Facebook CEO Mark Zuckerberg. Photo: Reuters / Leah Millis.

Facebook CEO Mark Zuckerberg came under fire on Wednesday after saying that posts by Holocaust deniers should not be deleted from his social media platform.

In an interview on the “Recode Decode” podcast, Zuckerberg said, “I’m Jewish, and there’s a set of people who deny that the Holocaust happened. I find that deeply offensive. But at the end of the day, I don’t believe that our platform should take that down because I think there are things that different people get wrong. I don’t think that they’re intentionally getting it wrong.”

“It’s hard to impugn intent and to understand the intent,” he continued. “I just think, as abhorrent as some of those examples are, I think the reality is also that I get things wrong when I speak publicly. I’m sure you do. I’m sure a lot of leaders and public figures we respect do too, and I just don’t think that it is the right thing to say, ‘We’re going to take someone off the platform if they get things wrong, even multiple times.’”

Anti-Defamation League (ADL) CEO Jonathan Greenblatt took issue with Zuckerberg’s words, saying in a statement, “Holocaust denial is a willful, deliberate and longstanding deception tactic by antisemites that is incontrovertibly hateful, hurtful, and threatening to Jews. Facebook has a moral and ethical obligation not to allow its dissemination. The ADL will continue to challenge Facebook on this position and call on them to regard Holocaust denial as a violation of their community guidelines.”

Rabbi Abraham Cooper — the associate dean and director of global social action at the Simon Wiesenthal Center (SWC) — said, “Mark Zuckerberg is wrong. Holocaust deniers only come in two flavors — those who don’t want to believe there was an Auschwitz and those who want to finish the job, like Iran.”

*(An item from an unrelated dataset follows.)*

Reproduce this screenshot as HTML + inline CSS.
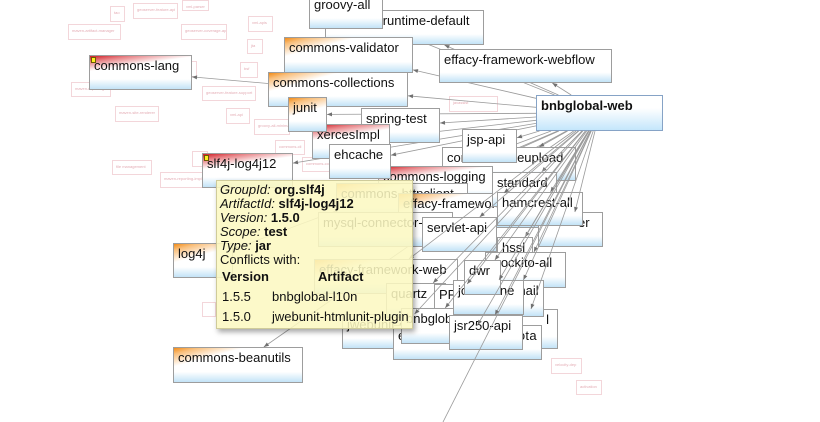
<!DOCTYPE html>
<html><head><meta charset="utf-8">
<style>
html,body{margin:0;padding:0;background:#fff;overflow:hidden;}
#c{position:relative;width:820px;height:422px;overflow:hidden;background:#fff;}
.g{position:absolute;box-sizing:border-box;border:1px solid #f3d6da;font:4px/5px "Liberation Sans",sans-serif;color:#e4adb5;padding:3px 0 0 3px;white-space:nowrap;overflow:hidden;background:#fff}
.n{position:absolute;box-sizing:border-box;border:1px solid #9d9d9d;background:linear-gradient(to bottom,#fff 0,#fff 70%,#c3e3f7 100%);font:13px/15px "Liberation Sans",sans-serif;color:#111;padding:2px 0 0 4px;white-space:nowrap;overflow:hidden}
.o{background:linear-gradient(165deg,#f28c18 0px,rgba(247,170,80,.75) 6px,rgba(255,255,255,0) 18px),linear-gradient(to bottom,#fff 0,#fff 70%,#c3e3f7 100%)}
.r{background:linear-gradient(172deg,#cf1f26 0px,rgba(222,80,85,.7) 6px,rgba(255,255,255,0) 15px),linear-gradient(to bottom,#fff 0,#fff 70%,#c3e3f7 100%)}
.b{border:1px solid #86a3c6;font-weight:bold;background:linear-gradient(to bottom,#fff 0,#fff 35%,#c4e6fb 100%)}
.mk{position:absolute;left:1px;top:1px;width:3px;height:4px;background:#ffee22;border:1px solid #6b5a00}
svg{position:absolute;left:0;top:0}
svg line{stroke:#9a9a9a;stroke-width:.8}
svg polygon{fill:#707070}
#tip{position:absolute;left:216px;top:180px;width:197px;height:149px;box-sizing:border-box;border:1px solid #cfcb9a;background:rgba(251,248,193,.87);box-shadow:2px 3px 5px rgba(0,0,0,.35);font:13px/14px "Liberation Sans",sans-serif;color:#111}
#tip div{position:absolute;white-space:nowrap}
</style></head><body>
<div id="c">
<!-- ghost nodes -->
<div class="g" style="left:110px;top:6px;width:15px;height:16px">tao</div>
<div class="g" style="left:133px;top:3px;width:45px;height:16px">geoserver-feature-api</div>
<div class="g" style="left:182px;top:0px;width:27px;height:11px">xml-parser</div>
<div class="g" style="left:68px;top:24px;width:53px;height:16px">maven-artifact-manager</div>
<div class="g" style="left:181px;top:24px;width:46px;height:16px">geoserver-coverage-api</div>
<div class="g" style="left:248px;top:16px;width:25px;height:16px">xml-apis</div>
<div class="g" style="left:247px;top:39px;width:16px;height:15px">jta</div>
<div class="g" style="left:240px;top:62px;width:18px;height:16px">bsf</div>
<div class="g" style="left:183px;top:61px;width:14px;height:16px"></div>
<div class="g" style="left:71px;top:82px;width:40px;height:15px">maven-reporting</div>
<div class="g" style="left:202px;top:86px;width:54px;height:15px">geoserver-feature-support</div>
<div class="g" style="left:115px;top:106px;width:44px;height:16px">maven-site-renderer</div>
<div class="g" style="left:226px;top:108px;width:24px;height:16px">xml-api</div>
<div class="g" style="left:254px;top:119px;width:36px;height:16px">groovy-all-minimal</div>
<div class="g" style="left:275px;top:140px;width:30px;height:15px">commons-cli</div>
<div class="g" style="left:192px;top:151px;width:16px;height:16px"></div>
<div class="g" style="left:112px;top:160px;width:40px;height:15px">file management</div>
<div class="g" style="left:160px;top:172px;width:43px;height:16px">maven-reporting-impl</div>
<div class="g" style="left:449px;top:96px;width:49px;height:16px">javassist</div>
<div class="g" style="left:302px;top:157px;width:40px;height:15px">commons-codec</div>
<div class="g" style="left:202px;top:302px;width:14px;height:15px"></div>
<div class="g" style="left:551px;top:358px;width:31px;height:16px">velocity-dep</div>
<div class="g" style="left:576px;top:380px;width:26px;height:15px">activation</div>

<svg id="ea" width="820" height="422"></svg>

<div class="n" id="rd" style="left:325px;top:10px;width:159px;height:35px">myfaces-runtime-default</div>
<div class="n" id="ga" style="left:309px;top:-6px;width:74px;height:35px">groovy-all</div>
<div class="n" id="ew" style="left:439px;top:49px;width:173px;height:34px">effacy-framework-webflow</div>
<div class="n o" id="cv" style="left:284px;top:37px;width:129px;height:36px">commons-validator</div>
<div class="n o" id="cc" style="left:268px;top:72px;width:140px;height:35px">commons-collections</div>
<div class="n r" id="cl" style="left:89px;top:55px;width:103px;height:35px"><i class="mk"></i>commons-lang</div>
<div class="n" id="st" style="left:361px;top:108px;width:79px;height:35px">spring-test</div>
<div class="n r" id="xi" style="left:312px;top:124px;width:78px;height:35px">xercesImpl</div>
<div class="n o" id="ju" style="left:288px;top:97px;width:39px;height:35px">junit</div>
<div class="n b" id="bw" style="left:536px;top:95px;width:127px;height:36px">bnbglobal-web</div>
<div class="n" id="fu" style="left:442px;top:147px;width:134px;height:34px">commons-fileupload</div>
<div class="n" id="jp" style="left:462px;top:129px;width:55px;height:34px">jsp-api</div>
<div class="n r" id="lg" style="left:378px;top:166px;width:115px;height:35px">commons-logging</div>
<div class="n" id="eh" style="left:329px;top:144px;width:62px;height:35px">ehcache</div>
<div class="n r" id="sl" style="left:202px;top:153px;width:91px;height:35px"><i class="mk"></i>slf4j-log4j12</div>
<div class="n o" id="hc" style="left:336px;top:183px;width:132px;height:35px">commons-httpclient</div>
<div class="n o" id="ec" style="left:398px;top:193px;width:170px;height:35px">effacy-framework-core</div>
<div class="n" id="sd" style="left:492px;top:172px;width:65px;height:35px">standard</div>
<div class="n" id="te" style="left:538px;top:212px;width:65px;height:35px;padding-left:39px">er</div>
<div class="n" id="ha" style="left:497px;top:192px;width:86px;height:34px">hamcrest-all</div>
<div class="n" id="my" style="left:318px;top:212px;width:135px;height:35px">mysql-connector-java</div>
<div class="n" id="sa" style="left:422px;top:217px;width:75px;height:35px">servlet-api</div>
<div class="n" id="hs" style="left:497px;top:237px;width:36px;height:34px">hssl</div>
<div class="n" id="mo" style="left:485px;top:252px;width:81px;height:36px">mockito-all</div>
<div class="n o" id="fw" style="left:314px;top:259px;width:144px;height:35px">effacy-framework-web</div>
<div class="n" id="lb" style="left:490px;top:309px;width:68px;height:40px;text-align:right;padding-right:8px">l</div>
<div class="n" id="jw" style="left:342px;top:314px;width:113px;height:35px">jwebunit-core</div>
<div class="n" id="qz" style="left:386px;top:283px;width:60px;height:35px">quartz</div>
<div class="n" id="pp" style="left:434px;top:284px;width:40px;height:34px">PPs</div>
<div class="n" id="ta" style="left:393px;top:325px;width:149px;height:35px;letter-spacing:.3px">ejb3-persistence-quota</div>
<div class="n" id="bl" style="left:401px;top:308px;width:60px;height:36px">bnbglobal-l10n</div>
<div class="n" id="ml" style="left:486px;top:280px;width:58px;height:37px">javamail</div>
<div class="n" id="jc" style="left:453px;top:280px;width:71px;height:35px">jcr-lucene</div>
<div class="n" id="dw" style="left:464px;top:260px;width:37px;height:35px">dwr</div>
<div class="n" id="js" style="left:449px;top:315px;width:74px;height:35px">jsr250-api</div>
<div class="n o" id="l4" style="left:173px;top:243px;width:60px;height:35px">log4j</div>
<div class="n o" id="cb" style="left:173px;top:347px;width:130px;height:36px">commons-beanutils</div>

<svg id="eb" width="820" height="422"></svg>

<div id="tip">
<div style="left:3px;top:2px"><i>GroupId:</i> <b>org.slf4j</b></div>
<div style="left:3px;top:16px"><i>ArtifactId:</i> <b>slf4j-log4j12</b></div>
<div style="left:3px;top:30px"><i>Version:</i> <b>1.5.0</b></div>
<div style="left:3px;top:44px"><i>Scope:</i> <b>test</b></div>
<div style="left:3px;top:58px"><i>Type:</i> <b>jar</b></div>
<div style="left:3px;top:72px">Conflicts with:</div>
<div style="left:5px;top:89px"><b>Version</b></div>
<div style="left:101px;top:89px"><b>Artifact</b></div>
<div style="left:5px;top:109px">1.5.5</div>
<div style="left:55px;top:109px">bnbglobal-l10n</div>
<div style="left:5px;top:129px">1.5.0</div>
<div style="left:55px;top:129px">jwebunit-htmlunit-plugin</div>
</div>
</div>
<script>
(function(){
function R(id){if(id==='off')return {x:400,y:440,w:50,h:35};var e=document.getElementById(id);return {x:e.offsetLeft,y:e.offsetTop,w:e.offsetWidth,h:e.offsetHeight};}
function ex(r,tx,ty){var cx=r.x+r.w/2,cy=r.y+r.h/2,dx=tx-cx,dy=ty-cy,t=1;
 if(dx)t=Math.min(t,r.w/2/Math.abs(dx)); if(dy)t=Math.min(t,r.h/2/Math.abs(dy));
 return [cx+dx*t,cy+dy*t];}
function f(v){return v.toFixed(1);}
function draw(svgId,list){var s='';
 list.forEach(function(p){var a=R(p[0]),b=R(p[1]);
  var p1=ex(a,b.x+b.w/2,b.y+b.h/2),p2=ex(b,a.x+a.w/2,a.y+a.h/2);
  var dx=p2[0]-p1[0],dy=p2[1]-p1[1],L=Math.sqrt(dx*dx+dy*dy)||1,ux=dx/L,uy=dy/L;
  s+='<line x1="'+f(p1[0])+'" y1="'+f(p1[1])+'" x2="'+f(p2[0])+'" y2="'+f(p2[1])+'"/>';
  var bx=p2[0]-ux*5,by=p2[1]-uy*5;
  s+='<polygon points="'+f(p2[0])+','+f(p2[1])+' '+f(bx-uy*2)+','+f(by+ux*2)+' '+f(bx+uy*2)+','+f(by-ux*2)+'"/>';
 });
 document.getElementById(svgId).innerHTML=s;}
var A=[['bw','ga'],['bw','rd'],['bw','ew'],['bw','cv'],['bw','cc'],['bw','ju'],['bw','st'],['bw','xi'],['bw','eh'],['bw','sl'],['bw','l4'],['bw','cb'],['bw','lg'],['bw','hc'],['bw','my'],['cc','cl']];
var B=[['bw','jp'],['bw','fu'],['bw','sd'],['bw','ha'],['bw','te'],['bw','ec'],['bw','sa'],['bw','hs'],['bw','mo'],['bw','fw'],['bw','qz'],['bw','pp'],['bw','jc'],['bw','ml'],['bw','bl'],['bw','jw'],['bw','ta'],['bw','lb'],['bw','js'],['bw','dw'],['bw','off']];
draw('ea',A);draw('eb',B);
})();
</script>
</body></html>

“Holocaust denial is the quintessential ‘fake news,’” Cooper added. “The Nazi Holocaust is the most documented atrocity in history, allowing the canard of Holocaust denial to be posted on Facebook, or any other social media platform cannot be justified in the name of  ‘free exchange of ideas’ when the idea itself is based on a falsehood.”

National Council of Young Israel President Farley Weiss said, “By knowingly providing a public platform for Holocaust deniers to spew their malicious lies, Facebook is validating a dangerous form of antisemitism that has no place in a civilized society. Denying the heinous and indescribable atrocities carried out by the Nazis is a terrible affront to the memories of the six-million innocent Jewish men, women and children who perished during one of the darkest chapters in world history, and it is unfathomable that Facebook allows itself to be used as a vehicle to perpetuate such a blatant distortion of what took place during the Holocaust.”

“This is not a freedom of speech issue; rather, it is a question of inciting hatred against Jews, which Facebook cannot and should not condone in any way,” Weiss concluded. “Facebook must immediately cease permitting its users to brazenly spread misinformation about the tragic fate that befell the Jews during the Holocaust and stop giving license to hatemongers who engage in blatant antisemitism and revisionist history.”

Zuckerberg later tried to clarify his remarks, saying, “There’s one thing I want to clear up. I personally find Holocaust denial deeply offensive, and I absolutely didn’t intend to defend the intent of people who deny that.”

“Our goal with fake news is not to prevent anyone from saying something untrue — but to stop fake news and misinformation spreading across our services,” he stated. “If something is spreading and is rated false by fact checkers, it would lose the vast majority of its distribution in News Feed. And of course if a post crossed line into advocating for violence or hate against a particular group, it would be removed. These issues are very challenging but I believe that often the best way to fight offensive bad speech is with good speech.”